Which actor and actress won the decade?
It’s the end of the decade, and as we hurtle toward the 2020s you’ll probably see a lot of articles crowning the “best” of the decade in endless categories. You’ll see those articles, in fact, on this very site. And all of those articles will have one thing in common: they are just opinions.
And while criticism has value, these takes say nothing about another interesting question that is more likely to go unanswered: who was the most successful? The box office tracks this pretty clearly for the movies (although Netflix is complicating that equation), but it’s a much harder assessment for individual actors.
So I set about quantifying it. Here’s how:
I took each actor’s five highest-rated movies between 2010 and August 2019 on Metacritic and averaged them.
I took each actor’s five highest domestic grossing movies according to The-Numbers.com and averaged them.
I converted those two numbers to the same scale. (The Force Awakens is the highest domestic grossing movie ever at $936 mil, so I assumed $1 billion was the maximum for the scale so I could convert box office to 100 easily. It's not exact science, but it gets toward an approximate even valuing of critical reception and box office.)
I averaged those two numbers now that they were both on a scale of 100, giving me a composite "Decade Dominance" score.
The results are not comprehensive, because I did these searches manually—out of the people I searched for that I estimated were the most successful of the decade, these were the ones at the top. Here’s how the results came out.
The 25 Most Successful Actors and Actresses of the Decade
|Robert Downey Jr.||65.6|
|Bryce Dallas Howard||49.6|
These results are a testament to just how much Marvel has towered over everything else in the movie world this decade. Of the top 25 actors, 23 appear in a Marvel Cinematic Universe movie, and 21 appear in the same movie: Avengers: Endgame. Endgame was an unparalleled success, and it’s worth wondering what will fill the void in the moviegoing business now that that chapter of the MCU is over.
The only two actors who do not appear in a Marvel movie are Simon Pegg and Tom Hanks. Pegg is in Star Wars, the other dominant franchise of the decade, so Hanks claims the honor of the only non-Marvel, non-Star Wars actor to make the top 25. (He has his own Disney franchise in Toy Story, however.)
The results are similar among the actresses: 15 of the top 25 actresses appear in a Marvel Cinematic Universe movie. The difference between the actors and actresses stresses just how male-dominated that extended franchise is. Beyond those 14 however, five more star in a non-MCU superhero movie. The remaining five are all in a franchise of their own: Banks has Hunger Games, Dern and Ridley have Star Wars, Howard has Jurassic World, and Watson has Harry Potter.

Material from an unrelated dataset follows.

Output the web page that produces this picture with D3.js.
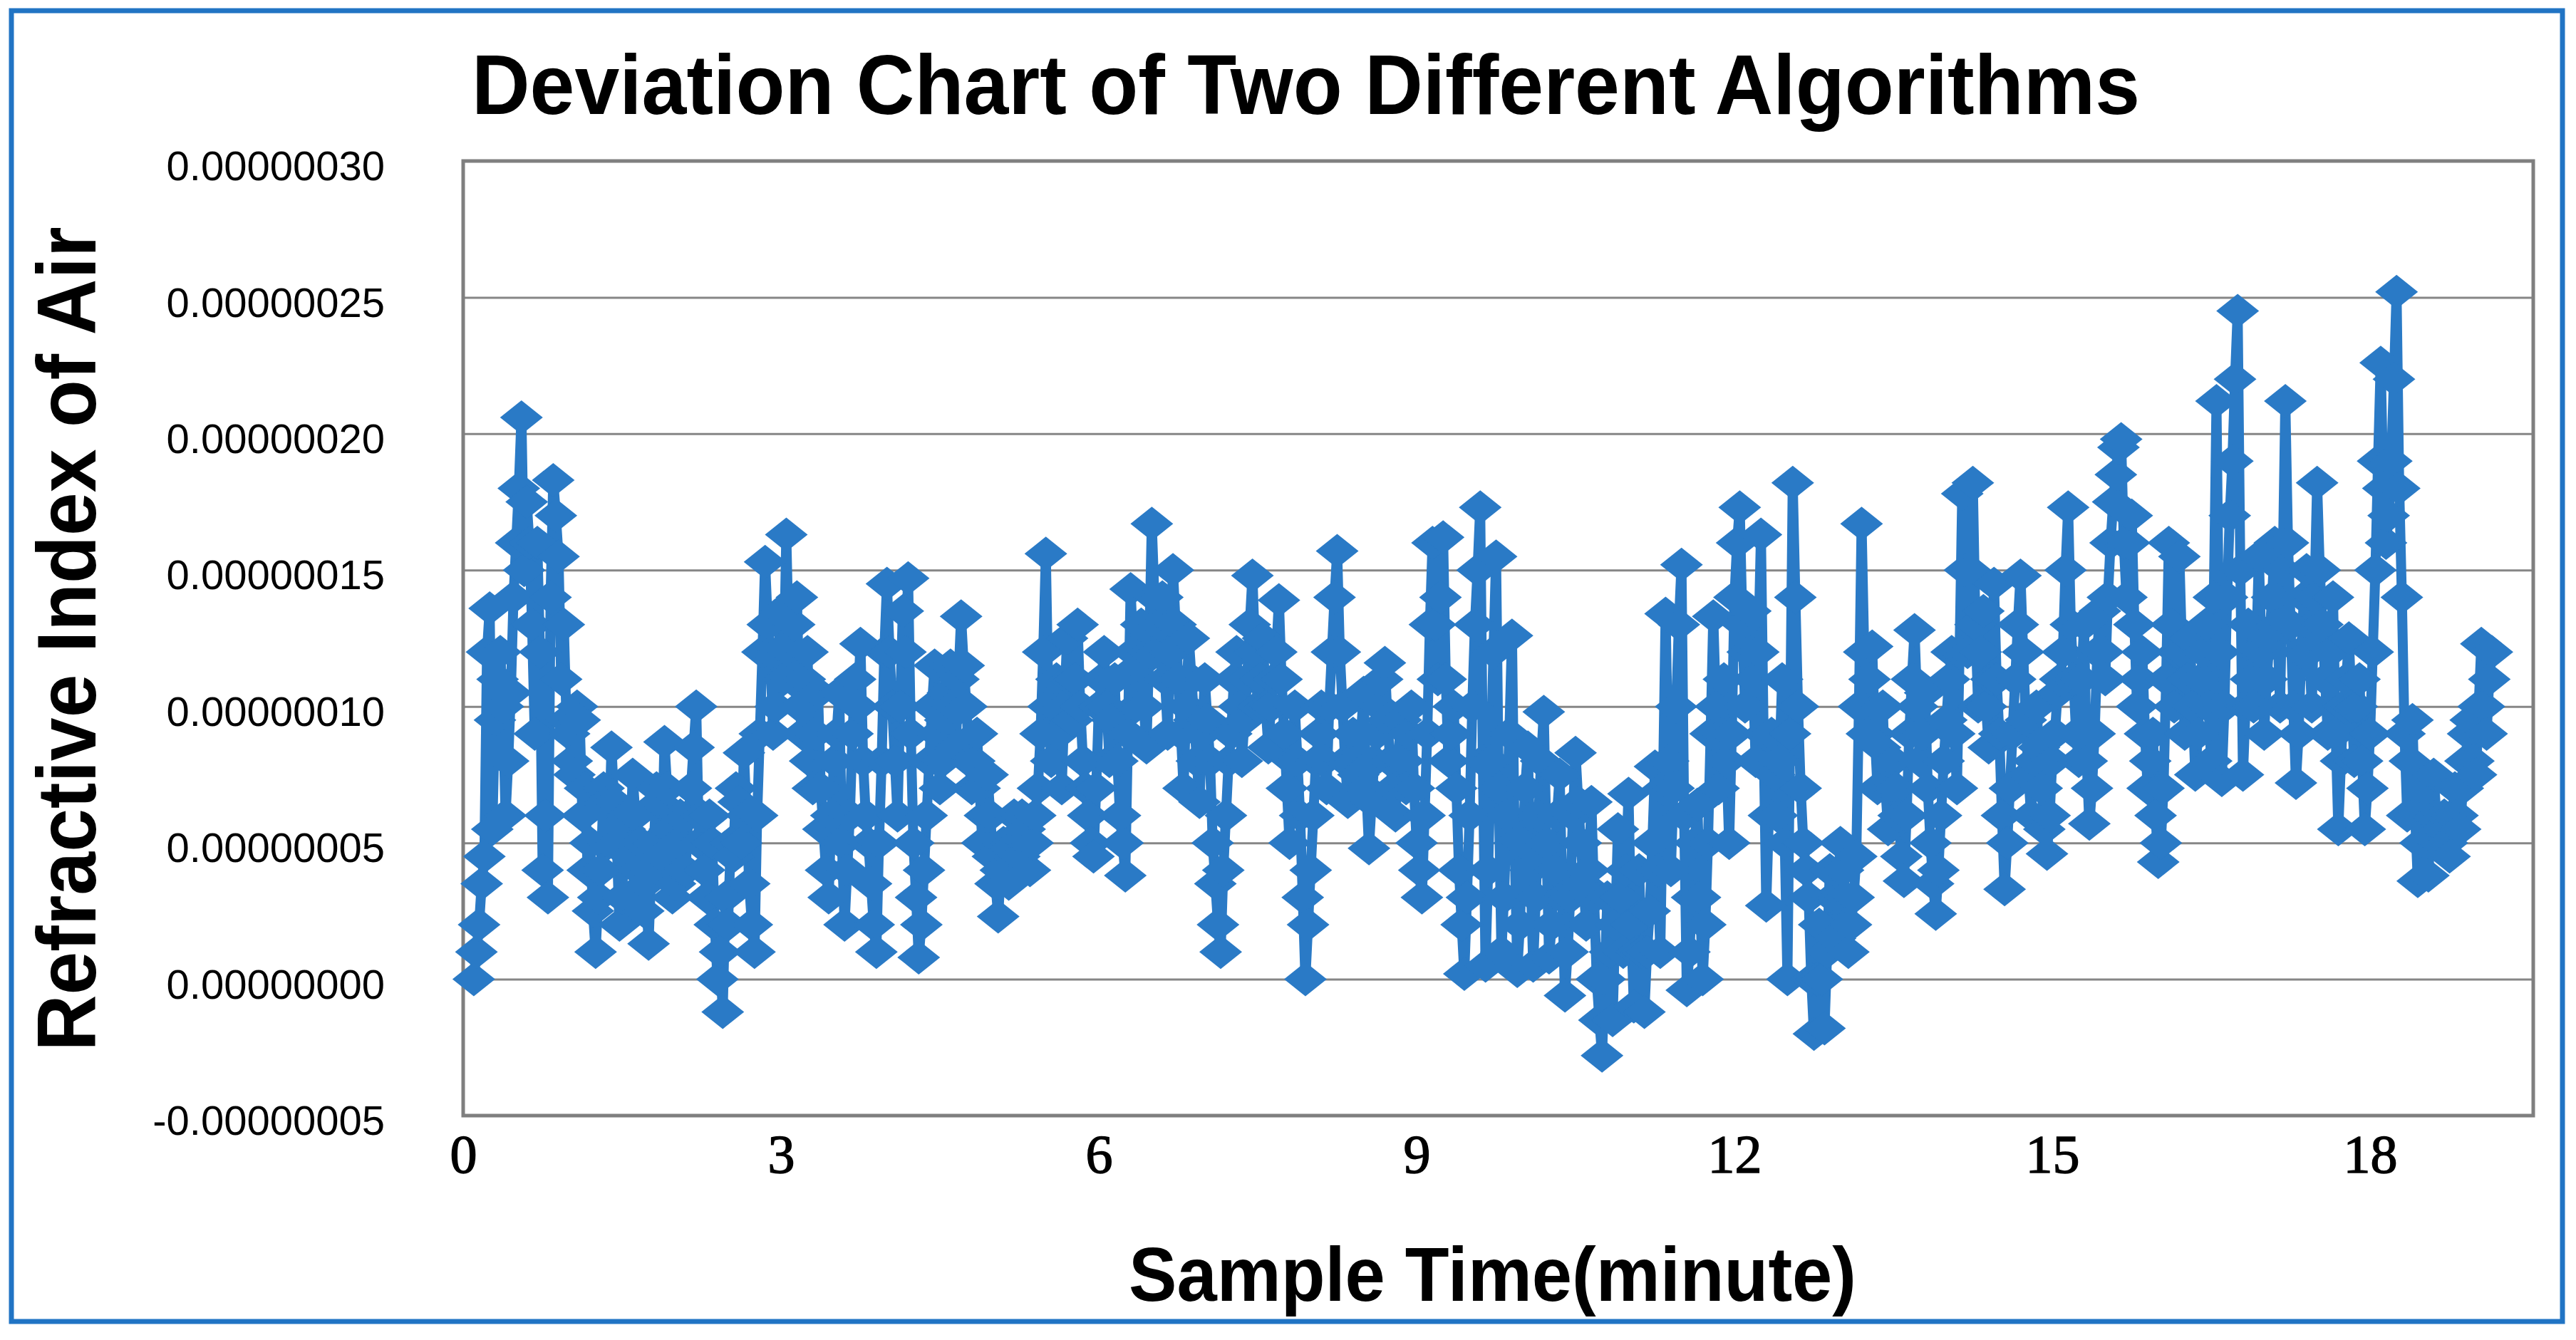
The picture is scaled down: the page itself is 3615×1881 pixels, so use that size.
<!DOCTYPE html>
<html>
<head>
<meta charset="utf-8">
<script src="https://cdn.jsdelivr.net/npm/d3@7"></script>
<style>
  html, body { margin: 0; padding: 0; background: #fff; }
  svg { display: block; }
</style>
</head>
<body>
<svg id="chart"></svg>
<script>
// deviation values, in units of 0.00000001
const UNIT = 1e-8;
// one sample every 0.025 minute (1.5 s), first sample at 0.1 minute
const sampleStart = 0.1;
const sampleStep = 0.025;

const deviation = [
  // 0.1 - 1.1 min
  0, 1, 2, 3.5, 4.5, 12, 13.6, 5.5, 9.5, 11, 12, 10, 6, 8, 10.5, 14, 16, 18, 20.6, 15,
  17.5, 16, 13, 9, 16, 12, 4, 6, 3, 14, 18.3, 17, 15.5, 11, 13, 9.5, 9, 8, 7.5, 10,
  // 1.1 - 2.1
  9.5, 6, 7, 4, 5, 2.5, 1, 3, 4, 7, 6.5, 5, 8.5, 6.5, 5, 2, 3, 5.5, 6, 4.5,
  7.5, 6, 4, 5, 2.5, 3.5, 1.3, 4, 5, 7, 6.5, 4.5, 8.7, 7, 5.5, 3, 3.5, 5, 6, 4,
  // 2.1 - 3.1
  4, 6, 7, 8.5, 10, 5, 6, 4, 3, 6, 5, 2, 0, 1, -1.2, 3, 2, 5, 4.5, 7,
  6.5, 5, 8.3, 6, 3.5, 2, 1, 6, 9, 12, 15.3, 13, 12, 9, 10, 12, 13.5, 11, 16.3, 12,
  // 3.1 - 4.1
  11, 13, 14, 10, 9, 11, 12, 8, 7, 9, 10.5, 7, 5.5, 4, 3, 6, 8, 9, 10.5, 5,
  2, 4, 6, 9, 11, 10, 12.3, 8, 6, 5, 3.5, 2, 1, 5, 8, 12, 14.5, 12, 10, 8,
  // 4.1 - 5.1
  6, 10, 13.5, 12, 14.7, 9, 5, 3, 0.8, 2, 4, 6, 8, 10, 11.5, 9, 7, 8, 9.5, 10.5,
  11.5, 10, 8.5, 11, 13.3, 11.5, 10, 8, 7, 8, 9, 7, 5, 6, 7.5, 6, 4.5, 3.5, 2.3, 4,
  // 5.1 - 6.1
  5, 4, 3.5, 5, 6, 5, 4.5, 6, 5.5, 5, 4, 5, 6, 7, 9, 12, 15.6, 10, 8, 10,
  11, 9, 7, 10, 12.5, 11, 9.5, 11, 13, 10, 8, 7, 6, 5, 4.5, 7, 10, 11, 12, 10,
  // 6.1 - 7.1
  8, 9.5, 11, 8, 6, 5, 3.8, 9, 14.3, 12, 10, 11.5, 13, 10, 8.5, 12, 16.7, 14, 12, 13,
  14, 11, 9, 12, 15, 13, 11, 9, 7, 10, 12.5, 11, 9.5, 8, 6.5, 9, 11, 9.5, 8, 5,
  // 7.1 - 8.1
  3.5, 2, 1, 4, 6, 8, 9, 11, 12, 10, 8, 9.5, 11, 13, 14.8, 12, 10, 11, 12.5, 10,
  8.5, 10, 11, 12, 13.9, 11, 9, 7, 5, 8, 10, 8, 6, 3, 0, 2, 4, 6, 8, 9,
  // 8.1 - 9.1
  10, 8, 7, 10, 12, 14, 15.7, 12, 10, 8, 6.5, 8, 9, 8, 7.5, 9, 10.5, 7, 4.8, 6.5,
  8, 9, 10, 11, 11.6, 9.5, 8, 7, 6, 8, 9.5, 8, 7, 9, 10, 7, 5, 4, 3, 6,
  // 9.1 - 10.1
  9, 13, 16, 13, 11, 14, 16.2, 11, 8, 9, 10, 7, 4, 2, 0.2, 3, 6, 10, 13, 15,
  17.3, 8, 0.5, 4, 8, 12, 15.5, 7, 1, 3, 6, 9, 12.6, 5, 0.3, 2, 5, 7, 8.5, 4,
  // 10.1 - 11.1
  0.5, 3, 6, 8, 9.8, 5, 0.8, 2, 4, 6, 7.5, 3, -0.6, 1, 3, 6, 8.3, 6.5, 5, 3.5,
  2, 4, 6.5, 3, 0, -1.5, -2.8, 0, 3, 1, -1.5, 2, 5.5, 3, 1, 4, 6.8, 2, -1, 1,
  // 11.1 - 12.1
  4, 1, -1.2, 1, 2.5, 5, 7.8, 4, 1, 7, 13.4, 8, 4, 7, 10, 13, 15.2, 6, -0.4, 1,
  3, 5, 6.4, 3, 0, 2, 5, 9, 13.3, 10, 7, 9, 11, 8, 5, 9, 14, 16, 17.3, 13,
  // 12.1 - 13.1
  10, 12, 13.5, 11, 8, 12, 16.3, 9, 2.7, 6, 9, 7.5, 6, 8, 11, 5, 0, 9, 18.2, 14,
  10, 7, 5, 4, 3, 0, -2, 0, 2, 0, -1.8, 1, 4, 3, 1.5, 3, 5, 4, 3, 1,
  // 13.1 - 14.1
  2, 3, 4.5, 10, 16.7, 12, 9, 11, 12.2, 9, 7, 8.5, 10, 7, 5.5, 7, 8, 7, 6, 4.5,
  3.6, 6, 9, 11, 12.8, 10, 8, 9, 10.5, 7, 5, 3.5, 2.4, 4, 6, 8, 9.5, 11, 12, 9,
  // 14.1 - 15.1
  7, 12, 17.8, 15, 12, 15, 18.2, 13, 10, 12, 13.5, 10, 8.5, 11, 14.5, 11, 9, 6, 3.3, 5,
  7, 9, 11, 13, 14.8, 12, 9.5, 7.5, 6, 8, 10, 8.5, 7, 5.5, 4.6, 6, 8, 9, 10.5, 11,
  // 15.1 - 16.1
  12, 15, 17.3, 13, 11, 9, 8, 11, 13, 8, 5.7, 7, 9, 12, 13.5, 12, 11, 14, 16, 17.5,
  18.5, 19.5, 19.8, 16, 14, 16, 17, 13, 10, 11, 12, 9, 7, 8, 9, 6, 4.3, 5, 7, 11,
  // 16.1 - 17.1
  16, 13, 10, 12, 15.5, 12, 9, 11, 12.5, 10, 7.5, 9, 11, 12, 13, 10, 8, 14, 21.2, 12,
  7.3, 10, 14, 17, 19, 22, 24.5, 15, 7.5, 10, 13, 11, 10, 12, 15.5, 12, 9, 11, 12.5, 14,
  // 17.1 - 18.1
  16, 13, 10, 15, 21.2, 16, 13, 10, 7.2, 9, 12, 14, 15, 12, 10, 14, 18.2, 15, 13, 11,
  9, 12, 14, 9, 5.5, 8, 10, 11, 12.5, 10, 8, 10, 11, 8, 5.5, 7, 9, 12, 15, 19,
  // 18.1 - 19.15
  22.6, 18, 16, 17, 19, 22, 25.2, 18, 14, 9, 6, 8, 9.5, 6, 3.6, 5, 7, 5, 3.8, 6,
  7.5, 6, 5, 5.5, 6, 5, 4.5, 6, 7, 6, 5.5, 7, 8, 9, 9.5, 8, 7.5, 10, 12.3, 10,
  9, 11, 12
];

const yTicks = [-5, 0, 5, 10, 15, 20, 25, 30];
const xTicks = [0, 3, 6, 9, 12, 15, 18];

const chartTitle = "Deviation Chart of Two Different Algorithms";
const xTitle = "Sample Time(minute)";
const yTitle = "Refractive Index of Air";

const width = 3615;
const height = 1881;
const plot = { left: 650, right: 3555, top: 226, bottom: 1566 };
const blue = "#2a7ac6";
const titleFont = "'Liberation Sans Narrow', 'Liberation Sans', Arial, sans-serif";

const svg = d3.select("#chart")
    .attr("width", width)
    .attr("height", height)
    .attr("viewBox", [0, 0, width, height])
    .style("background", "#fff");

const x = d3.scaleLinear()
    .domain([0, 19.54])
    .range([plot.left, plot.right]);

const y = d3.scaleLinear()
    .domain([-5, 30])
    .range([plot.bottom, plot.top]);

// outer frame
svg.append("rect")
    .attr("x", 16)
    .attr("y", 15)
    .attr("width", 3580)
    .attr("height", 1840)
    .attr("fill", "none")
    .attr("stroke", "#2174c4")
    .attr("stroke-width", 7);

// gridlines
svg.append("g")
    .attr("transform", `translate(${plot.left},0)`)
    .call(d3.axisLeft(y).tickValues(yTicks).tickSize(-(plot.right - plot.left)).tickFormat(""))
    .call(g => g.select(".domain").remove())
    .call(g => g.selectAll("line").attr("stroke", "#868686").attr("stroke-width", 3));

// plot frame
svg.append("rect")
    .attr("x", plot.left)
    .attr("y", plot.top)
    .attr("width", plot.right - plot.left)
    .attr("height", plot.bottom - plot.top)
    .attr("fill", "none")
    .attr("stroke", "#7f7f7f")
    .attr("stroke-width", 5);

// y tick labels
svg.append("g")
    .attr("transform", `translate(540,0)`)
    .call(d3.axisLeft(y).tickValues(yTicks).tickSize(0).tickPadding(0)
        .tickFormat(d => (d * UNIT).toFixed(8)))
    .call(g => g.select(".domain").remove())
    .call(g => g.selectAll("text")
        .attr("dy", "0.46em")
        .attr("fill", "#000")
        .style("font-family", "'Liberation Sans', Arial, sans-serif")
        .style("font-size", "58px"));

// x tick labels
svg.append("g")
    .attr("transform", `translate(0,${plot.bottom})`)
    .call(d3.axisBottom(x).tickValues(xTicks).tickSize(0).tickFormat(d3.format("d")))
    .call(g => g.select(".domain").remove())
    .call(g => g.selectAll("text")
        .attr("y", 80)
        .attr("dy", null)
        .attr("fill", "#000")
        .attr("stroke", "#000")
        .attr("stroke-width", 1.5)
        .style("font-family", "'Liberation Serif', 'Times New Roman', serif")
        .style("font-size", "76px"));

// series
const timeOf = i => sampleStart + i * sampleStep;

const line = d3.line()
    .x((d, i) => x(timeOf(i)))
    .y(d => y(d));

svg.append("path")
    .datum(deviation)
    .attr("d", line)
    .attr("fill", "none")
    .attr("stroke", blue)
    .attr("stroke-width", 14)
    .attr("stroke-linejoin", "round");

svg.append("g")
    .selectAll("path")
    .data(deviation)
    .join("path")
    .attr("transform", (d, i) => `translate(${x(timeOf(i))},${y(d)})`)
    .attr("d", "M0,-24L30,0L0,24L-30,0Z")
    .attr("fill", blue);

// titles
svg.append("text")
    .attr("x", 662)
    .attr("y", 160)
    .attr("textLength", 2341)
    .attr("lengthAdjust", "spacingAndGlyphs")
    .style("font-family", titleFont)
    .style("font-weight", "bold")
    .style("font-size", "118px")
    .text(chartTitle);

svg.append("text")
    .attr("x", 1584)
    .attr("y", 1826)
    .attr("textLength", 1021)
    .attr("lengthAdjust", "spacingAndGlyphs")
    .style("font-family", titleFont)
    .style("font-weight", "bold")
    .style("font-size", "108px")
    .text(xTitle);

svg.append("text")
    .attr("transform", "translate(134,897) rotate(-90)")
    .attr("text-anchor", "middle")
    .attr("textLength", 1157)
    .attr("lengthAdjust", "spacingAndGlyphs")
    .style("font-family", "'Liberation Sans', Arial, sans-serif")
    .style("font-weight", "bold")
    .style("font-size", "117px")
    .text(yTitle);
</script>
</body>
</html>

The two overall winners of the decade are Chris Pratt and Lupita Nyong’o, and they vaulted themselves to the top the same exact way: by starring in the MCU, one other major franchise, and multiple non-franchise critically acclaimed films. For Pratt this equation is MCU+Jurassic World+Zero Dark Thirty+Her+Moneyball. For Nyong’o this equation is MCU+Star Wars+Us+12 Years a Slave.
The real lesson of this list is that movie stardom takes a backseat to intellectual property. According to these rankings, Paul Bettany is the 8th most successful actor of the decade. No offense to Paul Bettany, but he is not an A-list movie star. The brand is driving these rankings, not the people themselves.
Which got me thinking: how many actors remotely close to the top 25 could I find that had not starred in a single franchise film the entire decade? This would be a true test of movie stardom: critical and commercial success without the safety net of brand recognition.
I could only find three names. The first is obvious: Leonardo DiCaprio came in at #33, and remains our greatest movie star because he only stars in original films and still pulls in big box office numbers.
There were two actresses that qualified. Saoirse Ronan came in at #37, which perhaps shouldn’t be surprising. Ever since her star-making turn in Lady Bird she’s been crowned as the next big thing in Hollywood, and her next few slated projects remain non-franchise.
Beating out Ronan for the top non-franchise star among actresses, though, was Rooney Mara, at #26. Mara is not often considered among the great actresses, but perhaps she should be. Between The Social Network, The Girl With the Dragon Tattoo, Side Effects, Her, Carol, and A Ghost Story, Mara is churning out excellent films without being sucked into a franchise. Next up is a starring role in Nightmare Alley, Guillermo Del Toro’s follow-up to The Shape of Water.
There are two ways to think about these rankings when looking toward the future. On one hand, the future looks bleak: without the MCU, we don’t have any movie stars, and it’s a tenuous situation for the industry.
I choose to interpret these results more optimistically, though: as the MCU and Star Wars end (or, as much as they can end, move into a different phase), the field is wide open for new stars. We didn’t know who Lupita Nyong’o was a decade ago when the MCU was just starting out, and I’m looking forward to discovering someone new this decade, assuming the film industry survives the climate apocalypse. Speaking of which: I’m expecting to see Timothée Chalamet at number one a decade from now. Get ready for the decade of Dune.